45 C.F.R. § 80.8 provides for effecting compliance "by the suspension or termination of or refusal to grant or to continue Federal financial assistance, or by any other means authorized by law." This regulation reflects the language of § 902 of Title IX, 20 U.S.C. § 1682, which provides for enforcing § 1681 by termination of or refusal to grant or continue assistance to any agency found in violation thereof, "or by any other means authorized by law."
See Isleboro School Comm. v. Califano, 593 F.2d 424 (1st Cir. 1979), affirming Brunswick School Bd. v. Califano, 449 F.Supp. 866 (D.Maine 1978); Junior College Dist. of St. Louis v. Califano, 597 F.2d 119 (8th Cir. 1979), affirming 455 F.Supp. 1212 (E.D.Mo.1978); University of Toledo v. HEW, 464 F.Supp. 693 (N.D.Ohio 1979); McCarthy v. Burkholder, 448 F.Supp. 41 (D.Kansas 1978); But see Piascik v.
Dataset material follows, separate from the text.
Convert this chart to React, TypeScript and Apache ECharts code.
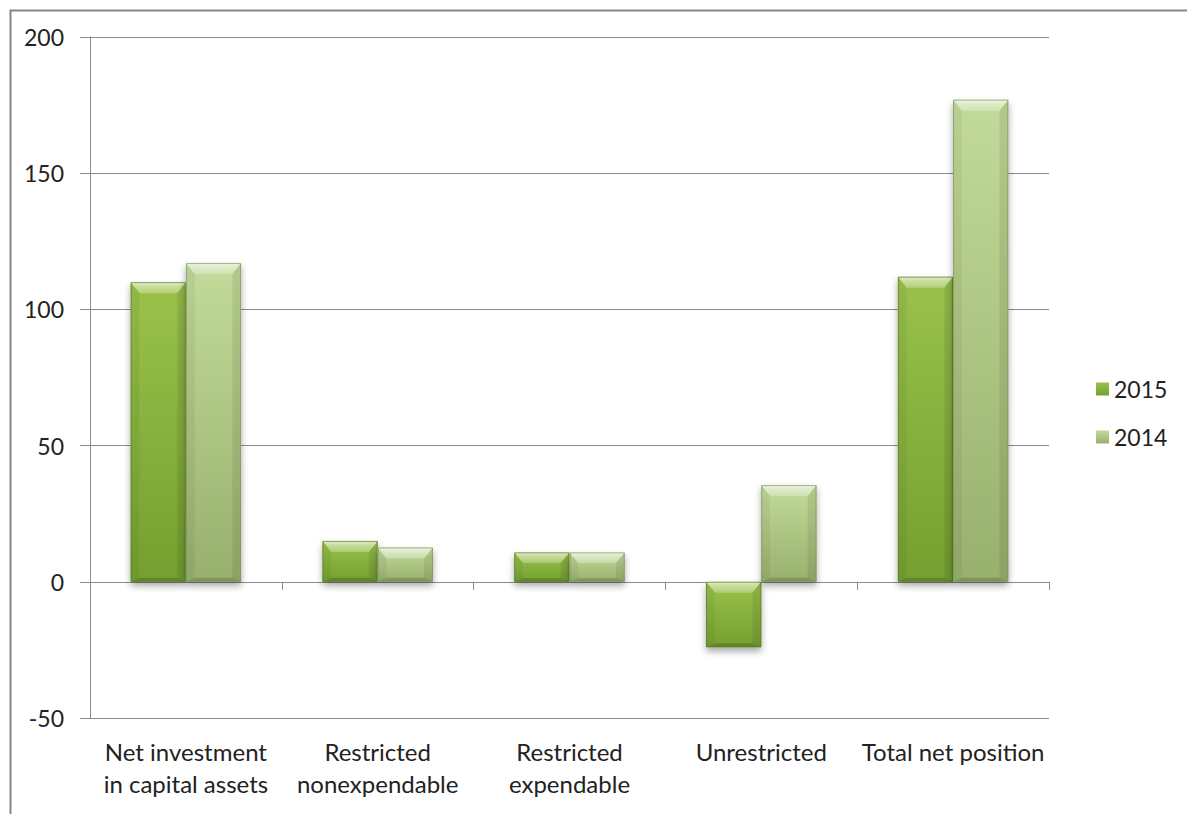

Cleveland Museum of Art, 426 F.Supp. 779 (N.D.Ohio 1976) (dictum in footnote)
Section 604 of Title VI of the Civil Rights Act of 1964, 42 U.S.C. § 2000d-3 provides:
Nothing contained in this subchapter shall be construed to authorize action under this subchapter by any department or agency with respect to any employment practice of any employer, employment agency, or labor organization except where a primary object of the Federal financial assistance is to provide employment.